What is one of the most important traits of an agile coach?
Patience. Without a doubt, patience is one of the most important things for an agile coach to master.
As you move away from working with individual teams, things take longer to achieve.
Team level agile coaching
When you work with a single team, you spot an opportunity for an improvement or see a coaching opportunity present itself, and you take that moment.
You immediately invest in the practice that best serves your team and within a relatively short span of time, you will receive feedback that lets you know whether it was a valuable intervention or not.
Whilst your feedback is not as immediate as a developer receives, you do see activity and you are able to prove or disprove your hypothesis within days or a couple of weeks at most.
Great teams want to improve and take advantage of opportunities that present themselves, so you often see new ideas, recommendations, or action steps to improve deployed within a matter of days after the sprint retrospective.
As a developer, I aimed to commit code every 15 minutes and I would receive immediate feedback as to whether the code was successful or whether it needed to be reworked.
So, working as a scrum master and agile coach meant that I had to adjust to a longer feedback cycle and grow my patience to ensure that I remained focused on what I was trying to achieve and used data and evidence to ensure that I was achieving the right things in the right way at the right time.
As a scrum master and agile coach at the team level, your progress is measured in days rather than hours, but at the enterprise level, it shifts completely and takes considerably longer to get feedback on whether your idea, concept or intervention has merit.
Enterprise level agile coaching
As you move away from a single team and begin to work with multiple teams, and with multiple departments and portfolios and programmes throughout the organization, it takes a great deal of time to implement ideas and receive feedback on whether your hypothesis is valid or not.
Each time you progress higher up the organizational ladder, your feedback cycle will slow down.
Team evolution is a great deal faster than organizational transformation and so you need to develop your patience and curiosity with each step up the ladder.
It isn’t your fault nor is it under your control.
If you want something to happen at the team level, you simply need all the individuals on the team to agree to the experiment or intervention. At the organizational level, you require multiple teams and multiple managers, leadership teams and executives to agree to the proposal.
Each of these individuals within the chain of command have competing priorities and are not always available so that you can walk them through your concept or idea.
Your proposal may also serve the local environment but fall short of the bigger picture which the leadership teams are trying to achieve so you may find that your proposed ideas and concepts need to be reworked, adjusted and presented on multiple different occasions.
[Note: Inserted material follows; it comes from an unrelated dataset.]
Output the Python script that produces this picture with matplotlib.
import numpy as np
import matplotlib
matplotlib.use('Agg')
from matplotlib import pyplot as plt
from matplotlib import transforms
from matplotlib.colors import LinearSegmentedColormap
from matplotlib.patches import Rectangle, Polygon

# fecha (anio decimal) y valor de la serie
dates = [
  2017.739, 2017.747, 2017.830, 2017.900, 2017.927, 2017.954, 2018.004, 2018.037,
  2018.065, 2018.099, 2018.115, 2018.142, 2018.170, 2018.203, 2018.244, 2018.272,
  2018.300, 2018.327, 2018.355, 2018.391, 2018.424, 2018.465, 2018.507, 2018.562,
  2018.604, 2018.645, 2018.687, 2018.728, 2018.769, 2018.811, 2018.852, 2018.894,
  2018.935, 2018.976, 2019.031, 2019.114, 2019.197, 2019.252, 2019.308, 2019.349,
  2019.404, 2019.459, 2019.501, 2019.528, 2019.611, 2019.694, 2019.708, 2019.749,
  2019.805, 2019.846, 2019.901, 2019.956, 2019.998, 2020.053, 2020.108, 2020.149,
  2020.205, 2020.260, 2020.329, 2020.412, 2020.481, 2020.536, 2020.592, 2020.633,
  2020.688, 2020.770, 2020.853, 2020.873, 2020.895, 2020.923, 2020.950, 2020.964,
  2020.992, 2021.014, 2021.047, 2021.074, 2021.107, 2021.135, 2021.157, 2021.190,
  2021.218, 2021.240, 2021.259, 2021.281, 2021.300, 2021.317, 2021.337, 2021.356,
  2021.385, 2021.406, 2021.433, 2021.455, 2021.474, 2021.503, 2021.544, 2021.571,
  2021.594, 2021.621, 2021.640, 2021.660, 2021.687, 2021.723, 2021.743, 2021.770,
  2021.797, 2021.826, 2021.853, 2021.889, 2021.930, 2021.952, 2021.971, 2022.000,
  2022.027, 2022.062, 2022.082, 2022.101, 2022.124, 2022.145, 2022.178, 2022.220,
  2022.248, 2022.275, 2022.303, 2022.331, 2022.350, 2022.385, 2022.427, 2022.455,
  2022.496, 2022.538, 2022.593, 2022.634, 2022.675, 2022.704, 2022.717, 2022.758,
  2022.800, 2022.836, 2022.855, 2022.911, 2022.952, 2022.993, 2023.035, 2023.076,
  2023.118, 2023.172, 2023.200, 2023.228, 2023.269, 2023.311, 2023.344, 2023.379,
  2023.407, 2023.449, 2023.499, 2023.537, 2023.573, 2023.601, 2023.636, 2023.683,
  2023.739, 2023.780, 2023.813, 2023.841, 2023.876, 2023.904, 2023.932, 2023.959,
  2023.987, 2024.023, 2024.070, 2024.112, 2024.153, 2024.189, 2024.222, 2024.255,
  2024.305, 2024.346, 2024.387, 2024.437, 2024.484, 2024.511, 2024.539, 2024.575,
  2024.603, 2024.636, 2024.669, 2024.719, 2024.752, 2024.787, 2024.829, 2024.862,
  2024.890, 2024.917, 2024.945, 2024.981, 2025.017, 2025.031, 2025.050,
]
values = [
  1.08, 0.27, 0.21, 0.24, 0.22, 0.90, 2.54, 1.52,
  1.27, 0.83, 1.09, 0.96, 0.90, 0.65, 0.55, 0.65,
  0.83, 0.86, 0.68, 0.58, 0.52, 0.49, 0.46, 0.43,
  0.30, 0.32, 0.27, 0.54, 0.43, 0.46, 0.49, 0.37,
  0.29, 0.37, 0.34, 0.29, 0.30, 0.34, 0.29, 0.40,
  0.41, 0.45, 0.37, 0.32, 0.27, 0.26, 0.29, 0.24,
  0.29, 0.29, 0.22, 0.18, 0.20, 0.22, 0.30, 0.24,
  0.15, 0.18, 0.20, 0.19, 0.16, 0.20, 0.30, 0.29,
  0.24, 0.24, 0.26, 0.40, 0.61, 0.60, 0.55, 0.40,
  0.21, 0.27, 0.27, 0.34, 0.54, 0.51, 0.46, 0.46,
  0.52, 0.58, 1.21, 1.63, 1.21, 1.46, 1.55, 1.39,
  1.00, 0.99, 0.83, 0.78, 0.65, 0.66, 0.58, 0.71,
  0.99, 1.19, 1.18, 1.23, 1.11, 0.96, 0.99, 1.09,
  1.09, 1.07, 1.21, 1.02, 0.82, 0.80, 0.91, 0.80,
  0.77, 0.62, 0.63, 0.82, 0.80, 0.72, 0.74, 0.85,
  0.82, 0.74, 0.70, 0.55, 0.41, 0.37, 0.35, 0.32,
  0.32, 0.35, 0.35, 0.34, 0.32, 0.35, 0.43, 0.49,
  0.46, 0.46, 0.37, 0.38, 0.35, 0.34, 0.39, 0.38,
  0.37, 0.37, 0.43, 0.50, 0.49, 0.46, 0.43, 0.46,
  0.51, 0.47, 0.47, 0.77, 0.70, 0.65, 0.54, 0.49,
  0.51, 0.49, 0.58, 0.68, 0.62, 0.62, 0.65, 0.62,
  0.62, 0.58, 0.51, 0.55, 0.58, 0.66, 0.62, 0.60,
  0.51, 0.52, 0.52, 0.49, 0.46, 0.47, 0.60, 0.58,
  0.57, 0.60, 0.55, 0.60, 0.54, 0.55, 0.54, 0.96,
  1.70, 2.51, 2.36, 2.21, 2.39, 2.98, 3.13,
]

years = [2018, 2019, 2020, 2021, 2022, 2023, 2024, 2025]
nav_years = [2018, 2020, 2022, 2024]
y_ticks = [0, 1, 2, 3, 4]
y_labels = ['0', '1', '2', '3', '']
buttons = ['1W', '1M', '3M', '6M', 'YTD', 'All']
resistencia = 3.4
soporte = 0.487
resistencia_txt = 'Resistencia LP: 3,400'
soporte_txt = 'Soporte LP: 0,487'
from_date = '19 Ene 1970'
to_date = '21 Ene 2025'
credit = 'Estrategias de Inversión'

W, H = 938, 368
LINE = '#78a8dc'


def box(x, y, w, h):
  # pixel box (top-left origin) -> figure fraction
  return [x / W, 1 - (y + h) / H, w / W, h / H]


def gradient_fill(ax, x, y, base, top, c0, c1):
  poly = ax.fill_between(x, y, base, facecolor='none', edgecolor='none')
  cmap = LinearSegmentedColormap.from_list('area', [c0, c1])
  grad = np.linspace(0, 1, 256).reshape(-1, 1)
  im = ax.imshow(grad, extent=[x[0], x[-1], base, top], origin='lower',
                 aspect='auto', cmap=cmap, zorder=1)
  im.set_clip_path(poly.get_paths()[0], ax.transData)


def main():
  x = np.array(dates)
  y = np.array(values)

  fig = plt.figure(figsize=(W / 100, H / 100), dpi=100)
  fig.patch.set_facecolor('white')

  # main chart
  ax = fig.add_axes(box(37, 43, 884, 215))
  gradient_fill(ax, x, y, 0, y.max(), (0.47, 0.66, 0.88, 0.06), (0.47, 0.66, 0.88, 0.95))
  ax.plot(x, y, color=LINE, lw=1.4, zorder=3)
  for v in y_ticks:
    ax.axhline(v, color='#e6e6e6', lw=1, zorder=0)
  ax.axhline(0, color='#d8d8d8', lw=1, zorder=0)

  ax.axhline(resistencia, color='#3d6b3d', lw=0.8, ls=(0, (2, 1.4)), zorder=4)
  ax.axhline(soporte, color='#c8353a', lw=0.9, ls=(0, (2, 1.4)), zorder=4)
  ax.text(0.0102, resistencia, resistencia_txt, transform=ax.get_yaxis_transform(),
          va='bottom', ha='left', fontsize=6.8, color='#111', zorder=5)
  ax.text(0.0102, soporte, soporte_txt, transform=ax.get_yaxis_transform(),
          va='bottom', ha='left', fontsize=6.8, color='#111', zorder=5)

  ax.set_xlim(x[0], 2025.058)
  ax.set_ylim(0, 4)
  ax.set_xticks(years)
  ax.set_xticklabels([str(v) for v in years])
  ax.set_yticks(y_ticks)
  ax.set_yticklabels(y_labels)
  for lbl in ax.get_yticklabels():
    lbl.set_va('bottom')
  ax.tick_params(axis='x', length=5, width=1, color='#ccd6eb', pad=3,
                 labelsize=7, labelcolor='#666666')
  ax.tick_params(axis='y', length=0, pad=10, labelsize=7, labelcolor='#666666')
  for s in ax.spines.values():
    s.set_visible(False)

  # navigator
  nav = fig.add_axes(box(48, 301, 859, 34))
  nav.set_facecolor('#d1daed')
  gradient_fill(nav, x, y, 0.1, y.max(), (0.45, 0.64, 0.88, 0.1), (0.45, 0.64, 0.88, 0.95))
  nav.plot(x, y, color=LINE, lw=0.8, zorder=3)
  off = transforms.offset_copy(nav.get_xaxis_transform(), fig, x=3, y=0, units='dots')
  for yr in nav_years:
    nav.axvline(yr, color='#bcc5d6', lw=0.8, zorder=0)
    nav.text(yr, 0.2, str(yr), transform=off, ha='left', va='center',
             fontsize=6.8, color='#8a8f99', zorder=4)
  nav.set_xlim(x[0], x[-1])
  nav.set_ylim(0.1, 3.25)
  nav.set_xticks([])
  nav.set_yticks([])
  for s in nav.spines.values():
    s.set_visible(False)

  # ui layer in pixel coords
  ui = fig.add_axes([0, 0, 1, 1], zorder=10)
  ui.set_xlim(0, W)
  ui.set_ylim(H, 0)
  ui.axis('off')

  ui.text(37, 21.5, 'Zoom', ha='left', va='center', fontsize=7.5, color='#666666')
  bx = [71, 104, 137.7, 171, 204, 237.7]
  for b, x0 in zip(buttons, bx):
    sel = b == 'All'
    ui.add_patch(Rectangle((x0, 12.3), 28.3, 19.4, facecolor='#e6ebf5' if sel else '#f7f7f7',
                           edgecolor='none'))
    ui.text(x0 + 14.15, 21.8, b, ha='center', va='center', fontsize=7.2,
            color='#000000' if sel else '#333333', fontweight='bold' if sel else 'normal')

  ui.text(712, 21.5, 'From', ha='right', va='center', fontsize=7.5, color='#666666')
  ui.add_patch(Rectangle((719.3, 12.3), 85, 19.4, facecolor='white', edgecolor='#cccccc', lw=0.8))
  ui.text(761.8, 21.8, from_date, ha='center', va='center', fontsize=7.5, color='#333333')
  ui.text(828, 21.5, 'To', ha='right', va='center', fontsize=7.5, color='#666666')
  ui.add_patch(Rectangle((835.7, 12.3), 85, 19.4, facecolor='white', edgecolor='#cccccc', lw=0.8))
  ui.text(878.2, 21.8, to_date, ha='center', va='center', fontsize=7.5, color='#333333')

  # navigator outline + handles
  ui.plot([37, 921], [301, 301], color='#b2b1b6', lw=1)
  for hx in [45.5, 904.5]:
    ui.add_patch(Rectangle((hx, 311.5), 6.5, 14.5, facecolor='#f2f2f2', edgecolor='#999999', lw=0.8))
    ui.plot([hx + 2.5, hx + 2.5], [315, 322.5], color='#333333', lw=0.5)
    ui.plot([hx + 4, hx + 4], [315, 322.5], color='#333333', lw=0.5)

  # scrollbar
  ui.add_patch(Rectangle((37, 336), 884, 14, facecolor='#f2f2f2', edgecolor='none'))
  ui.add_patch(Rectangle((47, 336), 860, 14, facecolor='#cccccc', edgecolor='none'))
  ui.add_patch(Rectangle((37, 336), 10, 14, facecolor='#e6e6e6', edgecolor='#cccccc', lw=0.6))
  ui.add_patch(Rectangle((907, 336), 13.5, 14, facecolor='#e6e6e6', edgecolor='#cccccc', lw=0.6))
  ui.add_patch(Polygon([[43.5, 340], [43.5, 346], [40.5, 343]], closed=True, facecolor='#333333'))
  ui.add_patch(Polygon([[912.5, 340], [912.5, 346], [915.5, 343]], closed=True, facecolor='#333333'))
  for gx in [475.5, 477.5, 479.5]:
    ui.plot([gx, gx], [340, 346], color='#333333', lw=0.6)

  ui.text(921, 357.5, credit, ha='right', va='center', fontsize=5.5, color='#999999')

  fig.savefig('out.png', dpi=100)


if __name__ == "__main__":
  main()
In the event that your concept or idea is adopted, you need to wait significantly longer for multiple teams to implement and execute against that idea, and you need to wait longer for the results of those efforts to come back to you.
It also takes more time to compile all the evidence in a coherent fashion and evaluate whether your intervention has helped the organisation achieve a short-term, medium-term or long-term goal.
Some of the programmes you work on take years to complete. Some of the portfolios you are a part of take several years to implement let alone know whether it is the correct course of action or not.
Many of the programmes I am involved in today take a significant amount of time to justify.
We can’t simply walk in and make changes across the organisation based on a hypothesis. We first need to test that hypothesis at the local level with pilots and experiments before we can take what we have learned and apply that to the next level.
We run multiple experiments and use that data and evidence to inform which direction of travel we need to follow, and which elements need to be abandoned.
We also need to present that evidence to leadership teams and executives to achieve buy-in for a proposed direction of travel.
Each experiment takes time, and for that pilot or experiment to succeed, it requires tweaks and adjustments before we can see what is performing versus what isn’t performing. This takes time too.
It takes a great deal of patience to work through the process and slowly check each box before progressing to the next level, based on evidence rather than hypotheses, and repeat the process for each new rung you climb on the organizational ladder.
Performance over time
One of the pilots I was a part of involved the HR department of a large organisation.
The experiment needed to run for long enough to prove or disprove the hypothesis and it also needed to have multiple implementations to test whether we achieved critical mass with this intervention or not.
Because you are dealing with people’s performance within a working environment, it is critical that you observe a great deal of rules, regulations and established guidelines. It needs to be scientific, and it needs to run for a significant period of time before you can conclude that it is successful or not.
Again, this takes patience and close attention to detail over prolonged periods of time.
So, in closing, I would say that patience is one of the most important traits for an Agile coach and something you need to invest a great deal of time and effort mastering.